→ GOAL: Check each line of the listing, and copy it if it contains the word "this".
════════
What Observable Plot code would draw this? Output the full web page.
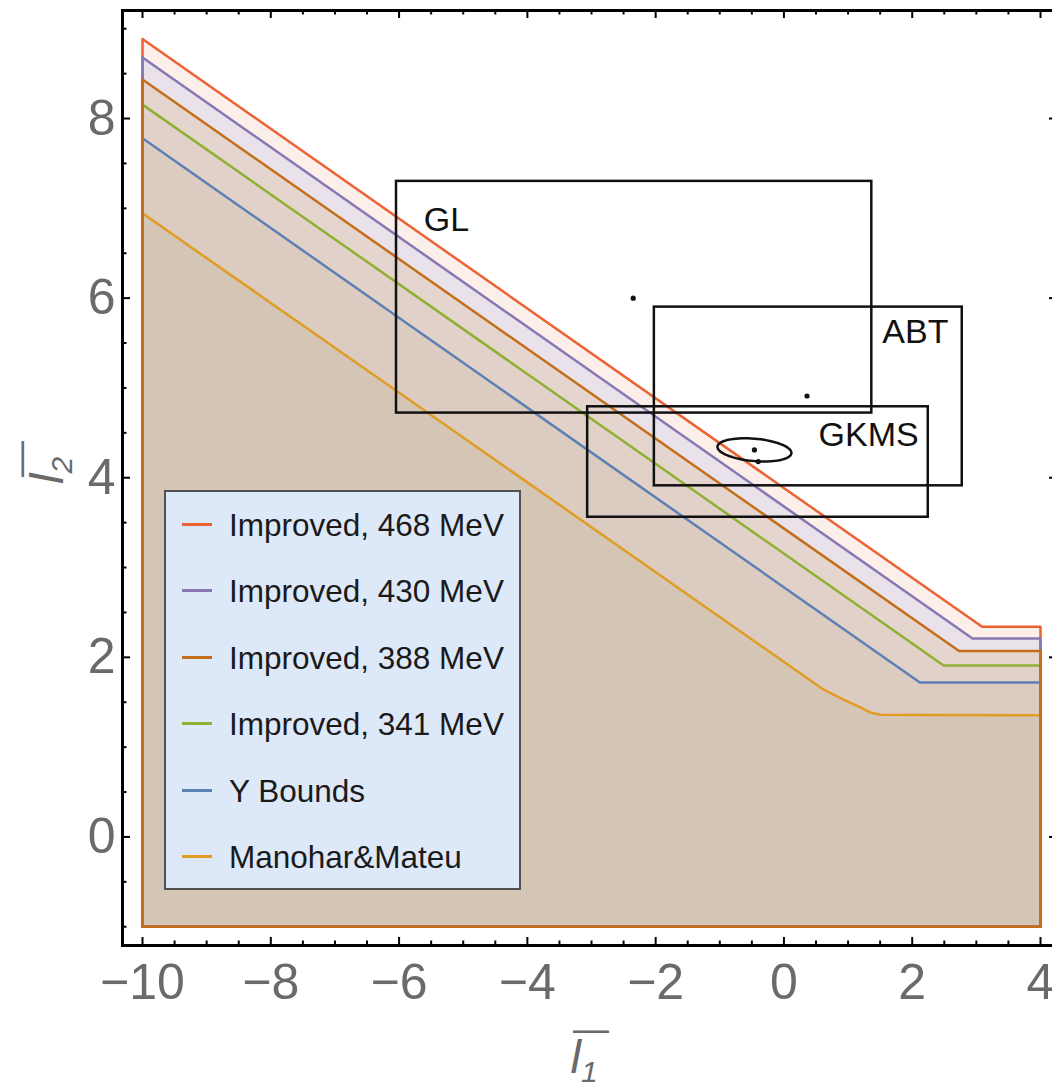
<!DOCTYPE html>
<html>
<head>
<meta charset="utf-8">
<script src="https://cdn.jsdelivr.net/npm/d3@7"></script>
<script src="https://cdn.jsdelivr.net/npm/@observablehq/plot@0.6"></script>
<style>
html, body { margin: 0; padding: 0; background: #fff; overflow: hidden; }
#wrap { position: relative; width: 1052px; height: 1082px; font-family: "Liberation Sans", Arial, sans-serif; }
#legend { position: absolute; left: 164px; top: 490px; width: 357px; height: 400px; box-sizing: border-box;
  background: #dde8f8; border: 2px solid #505050; }
.row { position: absolute; left: 0; height: 40px; transform: translateY(-50%); }
.sw { position: absolute; left: 16px; top: 18px; width: 30px; height: 3px; }
.lab { position: absolute; left: 63px; top: 2px; white-space: nowrap; font-size: 31.5px; line-height: 36px; color: #1a1a1a; }
</style>
</head>
<body>
<div id="wrap"><div id="chart"></div><div id="legend"></div></div>
<script>
// ---- data ----
const seriesNames = ["Improved, 468 MeV", "Improved, 430 MeV", "Improved, 388 MeV", "Improved, 341 MeV", "Y Bounds", "Manohar&Mateu"];
const seriesColors = ["#EB6235", "#8778B3", "#C56E1A", "#8FB032", "#5E81B5", "#E19C24"];
const bandColors = ["#fcefe9", "#e9e2ea", "#e5d5cf", "#e2d1c8", "#dccbc0", "#d5c5b5"];
const improved468X = [-10, 3.09, 4];
const improved468Y = [8.885, 2.34, 2.34];
const improved430X = [-10, 2.94, 4];
const improved430Y = [8.68, 2.21, 2.21];
const improved388X = [-10, 2.73, 4];
const improved388Y = [8.435, 2.07, 2.07];
const improved341X = [-10, 2.49, 4];
const improved341Y = [8.155, 1.91, 1.91];
const yBoundsX = [-10, 2.12, 4];
const yBoundsY = [7.78, 1.72, 1.72];
const manoharX = [-10, 0.62, 0.93, 1.2, 1.35, 1.5, 4];
const manoharY = [6.945, 1.64, 1.53, 1.44, 1.385, 1.36, 1.355];
const regionFloor = -1;

const boxNames = ["GL", "ABT", "GKMS"];
const boxX1 = [-6.04, -2.02, -3.06];
const boxX2 = [1.37, 2.78, 2.25];
const boxY1 = [4.72, 3.91, 3.56];
const boxY2 = [7.30, 5.90, 4.79];
const boxLabelX = [-5.26, 2.05, 1.32];
const boxLabelY = [6.87, 5.62, 4.47];
const pointX = [-2.35, 0.36, -0.46, -0.40];
const pointY = [6.00, 4.91, 4.31, 4.18];
// GKMS ellipse: centre, semi-axes, tilt (dy per dx)
const ellipseCenter = [-0.46, 4.31];
const ellipseSemi = [0.577, 0.125];
const ellipseTilt = -0.058;

const xTicksMajor = [-10, -8, -6, -4, -2, 0, 2, 4];
const yTicksMajor = [0, 2, 4, 6, 8];
const xTicksMinor = d3.range(-10, 4.001, 0.5).filter(v => v % 2 !== 0);
const yTicksMinor = d3.range(-1, 9.001, 0.5).filter(v => v % 2 !== 0);
const xDomain = [-10.312, 4.265];
const yDomain = [-1.209, 9.203];
const xLabelMain = "l", xLabelSub = "1";
const yLabelMain = "l", yLabelSub = "2";

// ---- build ----
const curves = [
  [improved468X, improved468Y], [improved430X, improved430Y], [improved388X, improved388Y],
  [improved341X, improved341Y], [yBoundsX, yBoundsY], [manoharX, manoharY]
].map(([xs, ys], i) => ({
  name: seriesNames[i], color: seriesColors[i], band: bandColors[i],
  pts: xs.map((x, j) => ({x, y: ys[j]}))
}));
const outline = c => [{x: c.pts[0].x, y: regionFloor}, ...c.pts, {x: c.pts[c.pts.length - 1].x, y: regionFloor}, {x: c.pts[0].x, y: regionFloor}];
const lineOrder = [5, 4, 3, 0, 1, 2];

const boxes = boxNames.map((n, i) => ({n, x1: boxX1[i], x2: boxX2[i], y1: boxY1[i], y2: boxY2[i], lx: boxLabelX[i], ly: boxLabelY[i]}));
const points = pointX.map((x, i) => ({x, y: pointY[i]}));
const ellipse = d3.range(0, 72).map(k => {
  const t = k / 72 * 2 * Math.PI;
  const dx = ellipseSemi[0] * Math.cos(t);
  return {x: ellipseCenter[0] + dx, y: ellipseCenter[1] + ellipseSemi[1] * Math.sin(t) + ellipseTilt * dx};
});

const tickLen = 8, minorLen = 4.5, tickW = 2;
const tickMarks = (vals, len) => [
  Plot.ruleX(vals, {x: d => d, y1: yDomain[0], y2: yDomain[0], insetTop: -len, stroke: "#000", strokeWidth: tickW}),
  Plot.ruleX(vals, {x: d => d, y1: yDomain[1], y2: yDomain[1], insetBottom: -len, stroke: "#000", strokeWidth: tickW})
];
const tickMarksY = (vals, len) => [
  Plot.ruleY(vals, {y: d => d, x1: xDomain[0], x2: xDomain[0], insetRight: -len, stroke: "#000", strokeWidth: tickW}),
  Plot.ruleY(vals, {y: d => d, x1: xDomain[1], x2: xDomain[1], insetLeft: -len, stroke: "#000", strokeWidth: tickW})
];
const fmt = d => (d < 0 ? "\u2212" : "") + Math.abs(d);
const gray = "#6a6a6a";

const chart = Plot.plot({
  width: 1052, height: 1082,
  marginLeft: 122, marginRight: -5, marginTop: 10, marginBottom: 137,
  x: {domain: xDomain},
  y: {domain: yDomain},
  style: {fontFamily: "'Liberation Sans', Arial, sans-serif", background: "transparent", overflow: "visible"},
  marks: [
    ...curves.map(c => Plot.areaY(c.pts, {x: "x", y1: regionFloor, y2: "y", fill: c.band})),
    ...lineOrder.map(i => Plot.line(outline(curves[i]), {x: "x", y: "y", stroke: curves[i].color, strokeWidth: 2.5})),
    Plot.rect(boxes, {x1: "x1", x2: "x2", y1: "y1", y2: "y2", fill: "none", stroke: "#111", strokeWidth: 2.5}),
    Plot.line(ellipse, {x: "x", y: "y", curve: "linear-closed", stroke: "#111", strokeWidth: 2.5}),
    Plot.dot(points, {x: "x", y: "y", r: 2.6, fill: "#111"}),
    Plot.text(boxes, {x: "lx", y: "ly", text: "n", fontSize: 34, fill: "#111"}),
    Plot.frame({stroke: "#000", strokeWidth: 3}),
    ...tickMarks(xTicksMajor, tickLen), ...tickMarks(xTicksMinor, minorLen),
    ...tickMarksY(yTicksMajor, tickLen), ...tickMarksY(yTicksMinor, minorLen),
    Plot.axisX(xTicksMajor, {anchor: "bottom", tickSize: 0, tickPadding: 18, fontSize: 50, color: gray, tickFormat: fmt, label: null}),
    Plot.axisY(yTicksMajor, {anchor: "left", tickSize: 0, tickPadding: 7, fontSize: 50, color: gray, tickFormat: fmt, label: null}),
    // axis labels: italic l with subscript, plus an overbar
    Plot.text([xLabelMain], {frameAnchor: "bottom", lineAnchor: "middle", dy: 112, dx: -6, fontSize: 47, fontStyle: "italic", fill: gray, className: "xlab"}),
    Plot.text(["\u2014"], {frameAnchor: "bottom", lineAnchor: "middle", dy: 84, dx: 1, fontSize: 36, fill: gray}),
    Plot.text([yLabelMain], {frameAnchor: "left", lineAnchor: "middle", dx: -75, dy: 6, rotate: -90, fontSize: 47, fontStyle: "italic", fill: gray, className: "ylab"}),
    Plot.text(["\u2014"], {frameAnchor: "left", lineAnchor: "middle", dx: -102, dy: -1, rotate: -90, fontSize: 36, fill: gray})
  ]
});
document.getElementById("chart").appendChild(chart);

// axis-label subscripts
[["xlab", xLabelSub], ["ylab", yLabelSub]].forEach(([cls, sub]) => {
  d3.select(chart).selectAll(`.${cls} text`).each(function () {
    d3.select(this).append("tspan").attr("font-size", 30).attr("dy", 9).attr("font-style", "italic").text(sub);
  });
});

// legend
const legend = d3.select("#legend");
seriesNames.forEach((n, i) => {
  const row = legend.append("div").attr("class", "row").style("top", (33 + i * 66.4) + "px");
  row.append("div").attr("class", "sw").style("background", seriesColors[i]);
  row.append("div").attr("class", "lab").text(n);
});
</script>
</body>
</html>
════════
→ RESPONSE BELOW:
What Observable Plot code would draw this? Output the full web page.
    d3.select(this).append("tspan").attr("font-size", 30).attr("dy", 9).attr("font-style", "italic").text(sub);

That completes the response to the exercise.